Many couples told me that if they knew marriage would be such hard work, they would never have signed up. One must bite one’s tongue, make sacrifices, give the other space, support, time, love, affection, food, care and money. It is a singular dedication, not only to each other but to the concept of unity.

No room for me

Marriage is about being a couple. In every decision taken, it is never about “me”. Successful couples always ask how this “will affect us?” Long and short-term implications are considered, and if it is going to be predominantly bad for the one partner, it is excluded as an option.

Keeping it interesting

Some couples have regular date nights, others have a monthly night out with friends or weekend getaways away from each other. Others take up adventures, sports or hobbies. Some travel together, build puzzles or support a charity. Some spice up their sex lives, or all of the above. Some couples insist on doing everything together while others prefer separate interests. It should be by preference of both parties, and there should be an agreed middle ground that suits both.

Accepting and learning

Most couples said that marriage is about accepting and learning. Starting out, one loves your partner for who they are. There should be nothing you want to change or want to “improve.” But when they do change, as they do, accepting their good parts, and their faults, their mistakes, mishaps and glories, their failures and triumphs is a key to success.
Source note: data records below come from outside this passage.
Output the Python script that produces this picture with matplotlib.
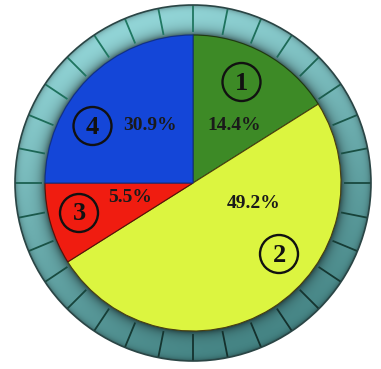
import numpy as np
import matplotlib
matplotlib.use("Agg")
import matplotlib.pyplot as plt
from matplotlib.patches import Circle

# ---- data ----
slice_ids = ["1", "2", "3", "4"]
pct_labels = ["14.4%", "49.2%", "5.5%", "30.9%"]
slice_angles = [57.8, 180.0, 32.2, 90.0]   # drawn sweep of each slice (degrees)
slice_colors = ["#3d8a26", "#dcf540", "#f01c10", "#1446d8"]
slice_edges = ["#1f3a10", "#4a4010", "#5a1008", "#10308a"]

# ---- layout ----
W, H = 381, 369
cx, cy = 193, 183
R_pie = 148
R_out = 178
id_pos = [(241.5, 82), (279, 254), (79, 213), (92.5, 126)]
pct_pos = [(234, 125), (254, 204), (130, 198), (150, 125)]

fig = plt.figure(figsize=(W / 100, H / 100), dpi=100)
ax = fig.add_axes([0, 0, 1, 1])
ax.set_xlim(0, W)
ax.set_ylim(H, 0)
ax.set_aspect("equal")
ax.axis("off")

# ---- bezel ring with gradient ----
yy, xx = np.mgrid[0:H, 0:W] + 0.5
dx, dy = xx - cx, yy - cy
rr = np.hypot(dx, dy)
t = np.clip(((0.35 * dx + dy) / (1.06 * R_out) + 1) / 2, 0, 1)
light = np.array([0x96, 0xda, 0xdc]) / 255
dark = np.array([0x44, 0x84, 0x84]) / 255
col = light[None, None, :] * (1 - t[..., None]) + dark[None, None, :] * t[..., None]
shade = 1 - 0.55 * np.exp(-(rr - R_pie) / 5.0)
shade2 = 1 - 0.35 * np.exp(-(R_out - rr) / 2.5)
col = col * np.clip(shade * shade2, 0, 1)[..., None]
alpha = np.clip(R_out + 0.5 - rr, 0, 1) * np.clip(rr - R_pie + 2, 0, 1)
img = np.dstack([col, alpha])
ax.imshow(img, extent=(0, W, H, 0), origin="upper", interpolation="bilinear", zorder=1)

ax.add_patch(Circle((cx, cy), R_out, fill=False, ec="#2a4545", lw=1.2, zorder=3))

# tick marks (32 segments)
for k in range(32):
    a = np.deg2rad(90 - k * 11.25)
    ux, uy = np.cos(a), -np.sin(a)
    tt = np.clip(((0.35 * ux + uy) / 1.06 + 1) / 2, 0, 1)
    c1 = np.array([0x1f, 0x78, 0x62]) / 255
    c2 = np.array([0x14, 0x30, 0x2c]) / 255
    c = c1 * (1 - tt) + c2 * tt
    ax.plot([cx + ux * (R_pie + 3), cx + ux * R_out], [cy + uy * (R_pie + 3), cy + uy * R_out],
            color=c, lw=1.3, zorder=2, solid_capstyle="butt")

# ---- pie ----
wedges, _ = ax.pie(slice_angles, colors=slice_colors, startangle=-90, counterclock=True,
                   center=(cx, cy), radius=R_pie, frame=True,
                   wedgeprops=dict(linewidth=0.8))
for w, ec in zip(wedges, slice_edges):
    w.set_edgecolor(ec)
    w.set_zorder(4)
ax.set_xlim(0, W)
ax.set_ylim(H, 0)
ax.set_aspect("equal")
ax.axis("off")

# ---- labels ----
serif = ["Liberation Serif", "DejaVu Serif"]
for sid, (x, y) in zip(slice_ids, id_pos):
    ax.add_patch(Circle((x, y), 19, fill=False, ec="#111111", lw=1.7, zorder=5))
    ax.text(x, y + 1, sid, ha="center", va="center", fontsize=19, fontweight="bold",
            family=serif, color="#111111", zorder=6)
for p, (x, y) in zip(pct_labels, pct_pos):
    ax.text(x, y, p, ha="center", va="center", fontsize=14, fontweight="bold",
            family=serif, color="#1a1a1a", zorder=6)

fig.savefig("out.png", dpi=100)
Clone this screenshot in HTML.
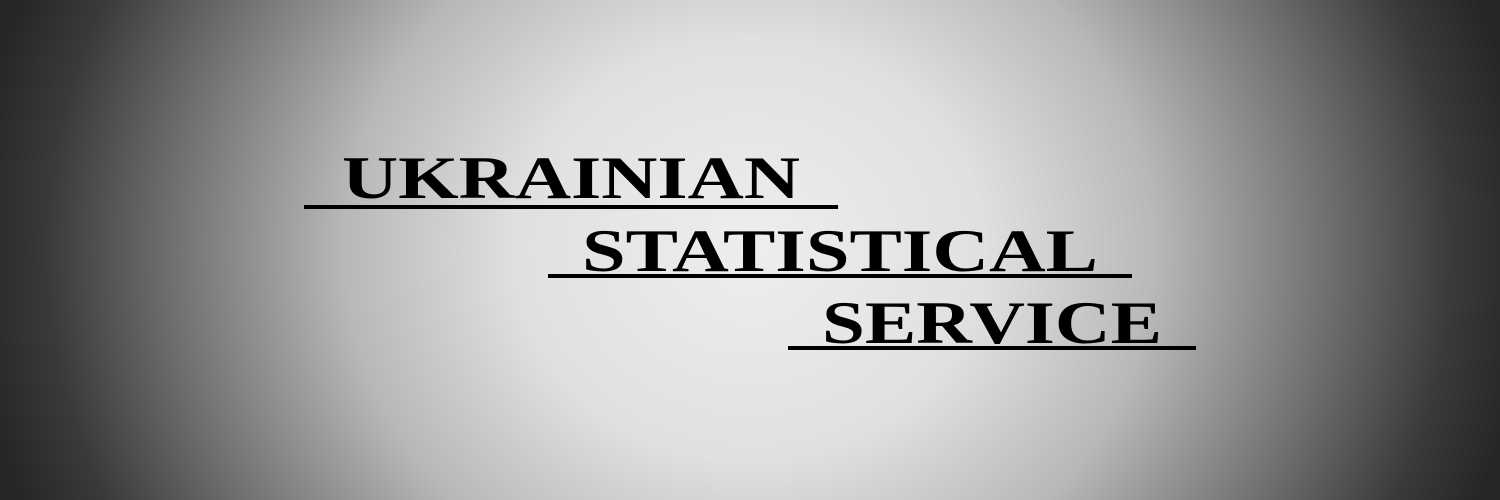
<!DOCTYPE html>
<html><head><meta charset="utf-8"><style>
html,body{margin:0;padding:0;width:1500px;height:500px;overflow:hidden}
#banner{position:absolute;left:0;top:0;width:1500px;height:500px;
background:radial-gradient(ellipse 780px 700px at 750px 250px,#eeeeee 0%,#e0e0e0 30%,#b8b8b8 52%,#707070 74%,#3a3a3a 90%,#262626 100%);}
svg{position:absolute;left:0;top:0}
text{font-family:"Liberation Serif",serif;font-weight:bold;fill:#000}
</style></head><body>
<div id="banner">
<svg width="1500" height="500">
<text x="342" y="198" font-size="60" textLength="458" lengthAdjust="spacingAndGlyphs">UKRAINIAN</text>
<rect x="304" y="205" width="534" height="4" fill="#000"/>
<text x="582" y="271" font-size="60" textLength="516" lengthAdjust="spacingAndGlyphs">STATISTICAL</text>
<rect x="548" y="274" width="584" height="4" fill="#000"/>
<text x="822" y="343" font-size="60" textLength="340" lengthAdjust="spacingAndGlyphs">SERVICE</text>
<rect x="788" y="346" width="408" height="4" fill="#000"/>
</svg>
</div>
</body></html>
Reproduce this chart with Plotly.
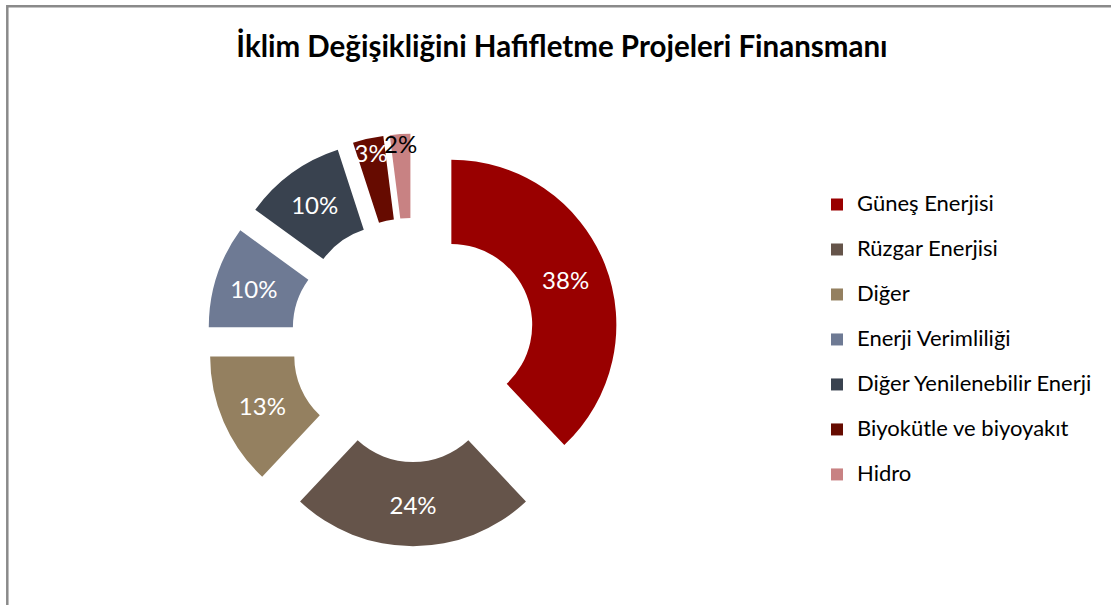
import plotly.graph_objects as go

categories = ["Güneş Enerjisi", "Rüzgar Enerjisi", "Diğer", "Enerji Verimliliği",
              "Diğer Yenilenebilir Enerji", "Biyokütle ve biyoyakıt", "Hidro"]
values = [38, 24, 13, 10, 10, 3, 2]
colors = ["#990000", "#65544A", "#948060", "#6E7A94", "#39424F", "#660B00", "#C88283"]
text_colors = ["white", "white", "white", "white", "white", "white", "black"]
title_text = "İklim Değişikliğini Hafifletme Projeleri Finansmanı"

W, H = 1111, 605
FONT = "Lato"

# legend labels: visible text at 22px, extra blank line to get Excel-like spacing
legend_labels = [f'<span style="font-size:22px">{c}</span><br> ' for c in categories]

# pie geometry (pixels)
cx, cy, half = 413, 340, 206.25

fig = go.Figure(go.Pie(
    labels=legend_labels,
    values=values,
    sort=False,
    direction="clockwise",
    rotation=0,
    hole=0.49,
    pull=0.25,
    marker=dict(colors=colors, line=dict(width=0)),
    textinfo="percent",
    textposition="inside",
    insidetextorientation="horizontal",
    textfont=dict(family=FONT, size=24, color=text_colors),
    domain=dict(x=[(cx - half) / W, (cx + half) / W],
                y=[1 - (cy + half) / H, 1 - (cy - half) / H]),
    hoverinfo="label+percent",
))

fig.update_layout(
    width=W, height=H,
    margin=dict(l=0, r=0, t=0, b=0),
    paper_bgcolor="white",
    plot_bgcolor="white",
    uniformtext=dict(minsize=24, mode="show"),
    title=dict(text=title_text, x=562 / W, xanchor="center",
               y=1 - 47 / H, yanchor="middle", yref="container",
               font=dict(family=FONT, size=29.5, color="black", weight="bold")),
    legend=dict(x=817 / W, xanchor="left", y=1 - 187.5 / H, yanchor="top",
                font=dict(family=FONT, size=16.15, color="black"),
                valign="top", itemwidth=30, bgcolor="rgba(0,0,0,0)",
                itemclick=False, itemdoubleclick=False),
    showlegend=True,
    shapes=[dict(type="rect", xref="paper", yref="paper",
                 x0=7.3 / W, x1=1.05, y0=-0.05, y1=1 - 6.2 / H,
                 line=dict(color="#8a8a8a", width=2.5), fillcolor="rgba(0,0,0,0)")],
)

fig.write_html("out.html", config={"displayModeBar": False},
               post_script="document.body.style.margin='0px';")
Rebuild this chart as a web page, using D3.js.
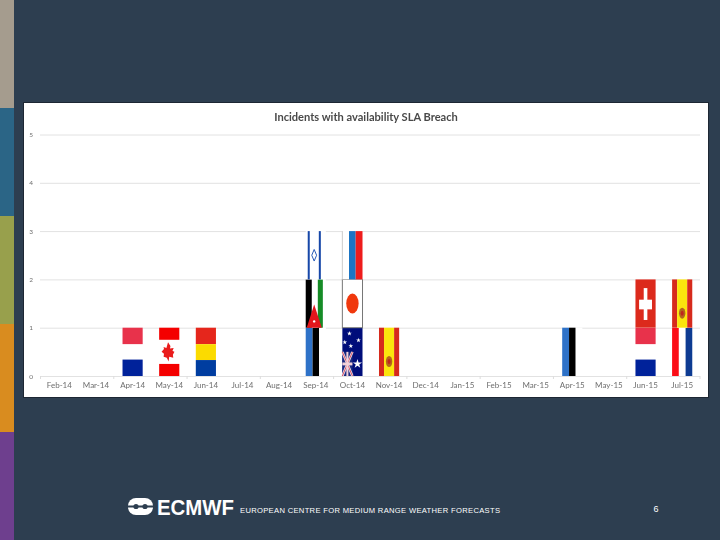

True partnership is a journey of learning about each other, about oneself, about marriage and about life. One should be teachable and open-minded and have an outlook of awe and admiration. To many couples, the journey of experiencing things together, both the good and the bad, and learning from life, from and about each other has made marriage a delightful challenge.

Intimacy

Most couples agreed that intimacy was the deciding factor in the success of their union. Sexual intimacy is important too, but it starts with the sharing of feelings, thoughts and emotions. It doesn’t matter whether the emotions and times are good or bad, the partners must be honest, truthful, vulnerable and be themselves in front of each other. This intimacy is shared only by each other, and a united front should be presented to others. What happens between the two members of the couple, on an intimate and private level, should stay there. It is an intimacy, a circle of truth and of being one’s true self that only your partner is allowed access to.

Being yourself

For many couples, their marriage is the one true place they can be themselves. As an individual and as a couple. Some couples tease and insult each other, others compliment and constantly use endearments.

Laughter

All our couples agreed that laughter was the saving grace in their relationships. The ability to always laugh at and with each other and to see the funny side of things helped through their difficult and smooth times alike.

If you feel free, safe, accepted and protected within your union, you will have true intimacy on all levels. This is permanent and rewarding not only for the partner as an individual but also for your marriage.